- [What this task involves]:
All lines below must be repeated exactly, with the pictures omitted.

- - -

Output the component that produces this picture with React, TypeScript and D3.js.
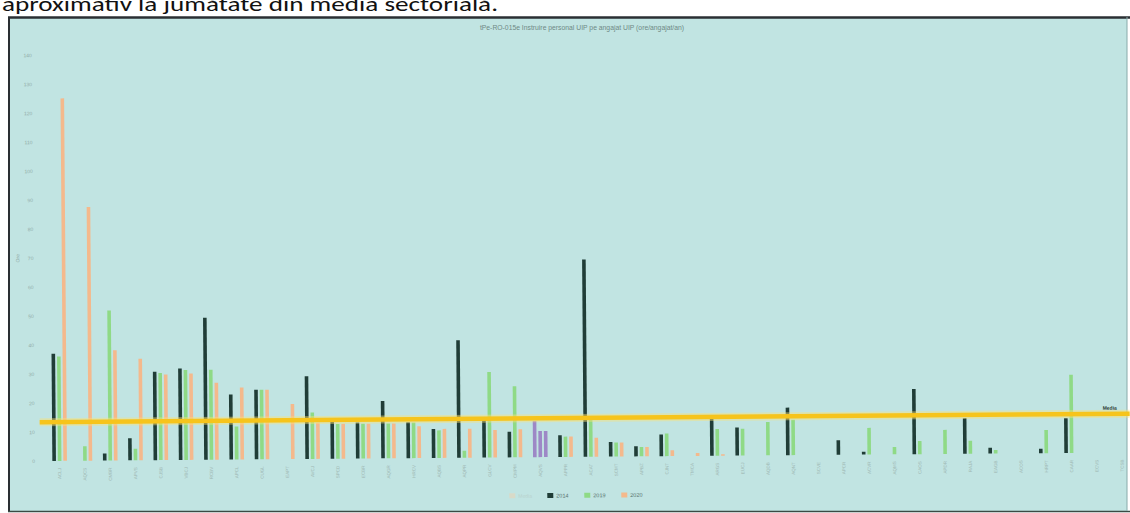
import * as d3 from 'd3';

const categories = [
  'ACLJ', 'AQCS', 'CMBR', 'APVS', 'CJSB', 'VBCJ', 'RCBV', 'APCL', 'CUGL', 'EAPT',
  'AVCJ', 'SPCD', 'ECBR', 'AQGR', 'HRCV', 'AQBS', 'AQPR', 'GLCV', 'CMPM', 'AQVS',
  'APPR', 'ACAT', 'SCMT', 'APBZ', 'CJNT', 'TMCA', 'ARGS', 'EUCJ', 'AQDB', 'AQNT',
  'SCVE', 'APCR', 'ACVR', 'AQMS', 'CAOS', 'APDR', 'RAJA', 'EAGB', 'ACOS', 'HRPT',
  'CAAR', 'ECVS', 'TCSB'
];

const v2014 = [
  37, 0, 2.4, 7.6, 30.5, 31.5, 49, 22.4, 24, 0,
  28.5, 12.8, 12.4, 19.8, 12.4, 10, 40.5, 13, 8.8, 12.5,
  7.5, 68, 5, 3.5, 7.5, 0, 13.3, 9.7, 0, 16.4,
  0, 5, 1, 0, 22.5, 0, 12.3, 2, 0, 1.5,
  12, 0, 0
];
const v2019 = [
  36, 5, 51.7, 4, 30, 31, 31, 11.4, 24, 0,
  16, 12, 12, 12, 12.3, 9.5, 2.4, 29.5, 24.5, 9,
  7, 13.7, 4.8, 3.2, 7.8, 0, 9.2, 9.2, 11.5, 12.2,
  0, 0, 9.2, 2.5, 4.5, 8.3, 4.5, 1.2, 0, 8,
  27, 0, 0
];
const v2020 = [
  125, 87.5, 38, 35, 29.5, 29.8, 26.5, 24.8, 24, 19,
  12.5, 12, 12, 12, 11, 10, 10, 9.5, 9.7, 9,
  7, 6.5, 4.8, 3.2, 2, 1, 0.5, 0, 0, 0,
  0, 0, 0, 0, 0, 0, 0, 0, 0, 0,
  0, 0, 0
];
const highlighted = 'AQVS';
const mediaValue = 13.4;
const yTicks = [0, 10, 20, 30, 40, 50, 60, 70, 80, 90, 100, 110, 120, 130, 140];
const seriesNames = ['2014', '2019', '2020'];

const COLORS = ['#203d37', '#8fda86', '#f4b98c'];
const PURPLE = '#9d88c6';

export default function App() {
  document.body.style.margin = '0';
  const width = 1130;
  const height = 513;
  const left = 47;
  const bottom = 461;
  const top = 55;

  const x = d3.scaleBand().domain(categories).range([left, left + categories.length * 25.3]).padding(0);
  const y = d3.scaleLinear().domain([0, 140]).range([bottom, top]);
  const offsets = d3.scaleLinear().domain([0, 2]).range([-5.5, 5.5]);
  const series = [v2014, v2019, v2020];
  const barW = 3.6;

  return (
    <svg width={width} height={height} style={{ display: 'block' }} fontFamily="Liberation Sans, Arial, sans-serif">
      <rect x={0} y={0} width={width} height={height} fill="#ffffff" />
      <text x={2} y={11} fontFamily="Carlito, Open Sans, sans-serif" fontSize={21} fill="#111" textLength={496} lengthAdjust="spacingAndGlyphs">
        aproximativ la jumătate din media sectorială.
      </text>
      {/* chart frame */}
      <rect x={8} y={17} width={1119} height={494} fill="#c1e4e2" />
      <line x1={8} x2={1130} y1={17.5} y2={17.5} stroke="#2a2f33" strokeWidth={2.5} />
      <line x1={9} x2={9} y1={17} y2={511} stroke="#2a2f33" strokeWidth={2} />
      <line x1={8} x2={1130} y1={511.5} y2={511.5} stroke="#3b4a44" strokeWidth={1.5} />
      <line x1={1127} x2={1127} y1={17} y2={511} stroke="#8aa" strokeWidth={1} />

      <text x={582} y={30} textAnchor="middle" fontSize={6.8} fill="#6f8a86">
        tPe-RO-015e Instruire personal UIP pe angajat UIP (ore/angajat/an)
      </text>

      <g transform={`rotate(-0.45, ${left}, ${bottom})`}>
        {yTicks.map(t => (
          <text key={t} x={35} y={y(t) + 2} textAnchor="end" fontSize={5} fill="#93aeaa">{t}</text>
        ))}
        <text transform={`translate(21, ${y(70)}) rotate(-90)`} textAnchor="middle" fontSize={5} fill="#93aeaa">Ore</text>

        {categories.map((c, i) => {
          const cx = (x(c) || 0) + x.bandwidth() / 2;
          return (
            <g key={c}>
              {series.map((s, k) => {
                const v = s[i];
                if (!v) return null;
                return (
                  <rect
                    key={k}
                    x={cx + offsets(k) - barW / 2}
                    y={y(v)}
                    width={barW}
                    height={y(0) - y(v)}
                    fill={c === highlighted ? PURPLE : COLORS[k]}
                  />
                );
              })}
              <text
                transform={`translate(${cx + 1.5}, ${bottom + 7}) rotate(-90)`}
                textAnchor="end"
                fontSize={4.5}
                fill="#9fb8b4"
              >
                {c}
              </text>
            </g>
          );
        })}

        <line x1={40} x2={1130} y1={y(mediaValue)} y2={y(mediaValue)} stroke="#f9e27a" strokeWidth={8} opacity={0.45} />
        <line x1={40} x2={1130} y1={y(mediaValue)} y2={y(mediaValue)} stroke="#f6c41c" strokeWidth={4.5} />
        <text x={1103} y={y(mediaValue) - 4} fontSize={5} fontWeight="bold" fill="#2c3a30">Media</text>

        {/* legend */}
        <g transform="translate(0, 500)">
          <rect x={509} y={-3} width={6} height={5} fill="#e8d4b8" opacity={0.6} />
          <text x={518} y={1.5} fontSize={5} fill="#b5c8c0" opacity={0.6}>Media</text>
          {seriesNames.map((n, k) => (
            <g key={n} transform={`translate(${547 + k * 37}, 0)`}>
              <rect x={0} y={-3} width={6} height={5} fill={COLORS[k]} />
              <text x={9} y={1.5} fontSize={5.5} fill="#55706a">{n}</text>
            </g>
          ))}
        </g>
      </g>
    </svg>
  );
}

- - -

- [Result]:
Output the component that produces this picture with React, TypeScript and D3.js.
import * as d3 from 'd3';

const categories = [
  'ACLJ', 'AQCS', 'CMBR', 'APVS', 'CJSB', 'VBCJ', 'RCBV', 'APCL', 'CUGL', 'EAPT',
  'AVCJ', 'SPCD', 'ECBR', 'AQGR', 'HRCV', 'AQBS', 'AQPR', 'GLCV', 'CMPM', 'AQVS',
  'APPR', 'ACAT', 'SCMT', 'APBZ', 'CJNT', 'TMCA', 'ARGS', 'EUCJ', 'AQDB', 'AQNT',
  'SCVE', 'APCR', 'ACVR', 'AQMS', 'CAOS', 'APDR', 'RAJA', 'EAGB', 'ACOS', 'HRPT',
  'CAAR', 'ECVS', 'TCSB'
];

const v2014 = [
  37, 0, 2.4, 7.6, 30.5, 31.5, 49, 22.4, 24, 0,
  28.5, 12.8, 12.4, 19.8, 12.4, 10, 40.5, 13, 8.8, 12.5,
  7.5, 68, 5, 3.5, 7.5, 0, 13.3, 9.7, 0, 16.4,
  0, 5, 1, 0, 22.5, 0, 12.3, 2, 0, 1.5,
  12, 0, 0
];
const v2019 = [
  36, 5, 51.7, 4, 30, 31, 31, 11.4, 24, 0,
  16, 12, 12, 12, 12.3, 9.5, 2.4, 29.5, 24.5, 9,
  7, 13.7, 4.8, 3.2, 7.8, 0, 9.2, 9.2, 11.5, 12.2,
  0, 0, 9.2, 2.5, 4.5, 8.3, 4.5, 1.2, 0, 8,
  27, 0, 0
];
const v2020 = [
  125, 87.5, 38, 35, 29.5, 29.8, 26.5, 24.8, 24, 19,
  12.5, 12, 12, 12, 11, 10, 10, 9.5, 9.7, 9,
  7, 6.5, 4.8, 3.2, 2, 1, 0.5, 0, 0, 0,
  0, 0, 0, 0, 0, 0, 0, 0, 0, 0,
  0, 0, 0
];
const highlighted = 'AQVS';
const mediaValue = 13.4;
const yTicks = [0, 10, 20, 30, 40, 50, 60, 70, 80, 90, 100, 110, 120, 130, 140];
const seriesNames = ['2014', '2019', '2020'];

const COLORS = ['#203d37', '#8fda86', '#f4b98c'];
const PURPLE = '#9d88c6';

export default function App() {
  document.body.style.margin = '0';
  const width = 1130;
  const height = 513;
  const left = 47;
  const bottom = 461;
  const top = 55;

  const x = d3.scaleBand().domain(categories).range([left, left + categories.length * 25.3]).padding(0);
  const y = d3.scaleLinear().domain([0, 140]).range([bottom, top]);
  const offsets = d3.scaleLinear().domain([0, 2]).range([-5.5, 5.5]);
  const series = [v2014, v2019, v2020];
  const barW = 3.6;

  return (
    <svg width={width} height={height} style={{ display: 'block' }} fontFamily="Liberation Sans, Arial, sans-serif">
      <rect x={0} y={0} width={width} height={height} fill="#ffffff" />
      <text x={2} y={11} fontFamily="Carlito, Open Sans, sans-serif" fontSize={21} fill="#111" textLength={496} lengthAdjust="spacingAndGlyphs">
        aproximativ la jumătate din media sectorială.
      </text>
      {/* chart frame */}
      <rect x={8} y={17} width={1119} height={494} fill="#c1e4e2" />
      <line x1={8} x2={1130} y1={17.5} y2={17.5} stroke="#2a2f33" strokeWidth={2.5} />
      <line x1={9} x2={9} y1={17} y2={511} stroke="#2a2f33" strokeWidth={2} />
      <line x1={8} x2={1130} y1={511.5} y2={511.5} stroke="#3b4a44" strokeWidth={1.5} />
      <line x1={1127} x2={1127} y1={17} y2={511} stroke="#8aa" strokeWidth={1} />

      <text x={582} y={30} textAnchor="middle" fontSize={6.8} fill="#6f8a86">
        tPe-RO-015e Instruire personal UIP pe angajat UIP (ore/angajat/an)
      </text>

      <g transform={`rotate(-0.45, ${left}, ${bottom})`}>
        {yTicks.map(t => (
          <text key={t} x={35} y={y(t) + 2} textAnchor="end" fontSize={5} fill="#93aeaa">{t}</text>
        ))}
        <text transform={`translate(21, ${y(70)}) rotate(-90)`} textAnchor="middle" fontSize={5} fill="#93aeaa">Ore</text>

        {categories.map((c, i) => {
          const cx = (x(c) || 0) + x.bandwidth() / 2;
          return (
            <g key={c}>
              {series.map((s, k) => {
                const v = s[i];
                if (!v) return null;
                return (
                  <rect
                    key={k}
                    x={cx + offsets(k) - barW / 2}
                    y={y(v)}
                    width={barW}
                    height={y(0) - y(v)}
                    fill={c === highlighted ? PURPLE : COLORS[k]}
                  />
                );
              })}
              <text
                transform={`translate(${cx + 1.5}, ${bottom + 7}) rotate(-90)`}
                textAnchor="end"
                fontSize={4.5}
                fill="#9fb8b4"
              >
                {c}
              </text>
            </g>
          );
        })}

        <line x1={40} x2={1130} y1={y(mediaValue)} y2={y(mediaValue)} stroke="#f9e27a" strokeWidth={8} opacity={0.45} />
        <line x1={40} x2={1130} y1={y(mediaValue)} y2={y(mediaValue)} stroke="#f6c41c" strokeWidth={4.5} />
        <text x={1103} y={y(mediaValue) - 4} fontSize={5} fontWeight="bold" fill="#2c3a30">Media</text>

        {/* legend */}
        <g transform="translate(0, 500)">
          <rect x={509} y={-3} width={6} height={5} fill="#e8d4b8" opacity={0.6} />
          <text x={518} y={1.5} fontSize={5} fill="#b5c8c0" opacity={0.6}>Media</text>
          {seriesNames.map((n, k) => (
            <g key={n} transform={`translate(${547 + k * 37}, 0)`}>
              <rect x={0} y={-3} width={6} height={5} fill={COLORS[k]} />
              <text x={9} y={1.5} fontSize={5.5} fill="#55706a">{n}</text>
            </g>
          ))}
        </g>
      </g>
    </svg>
  );
}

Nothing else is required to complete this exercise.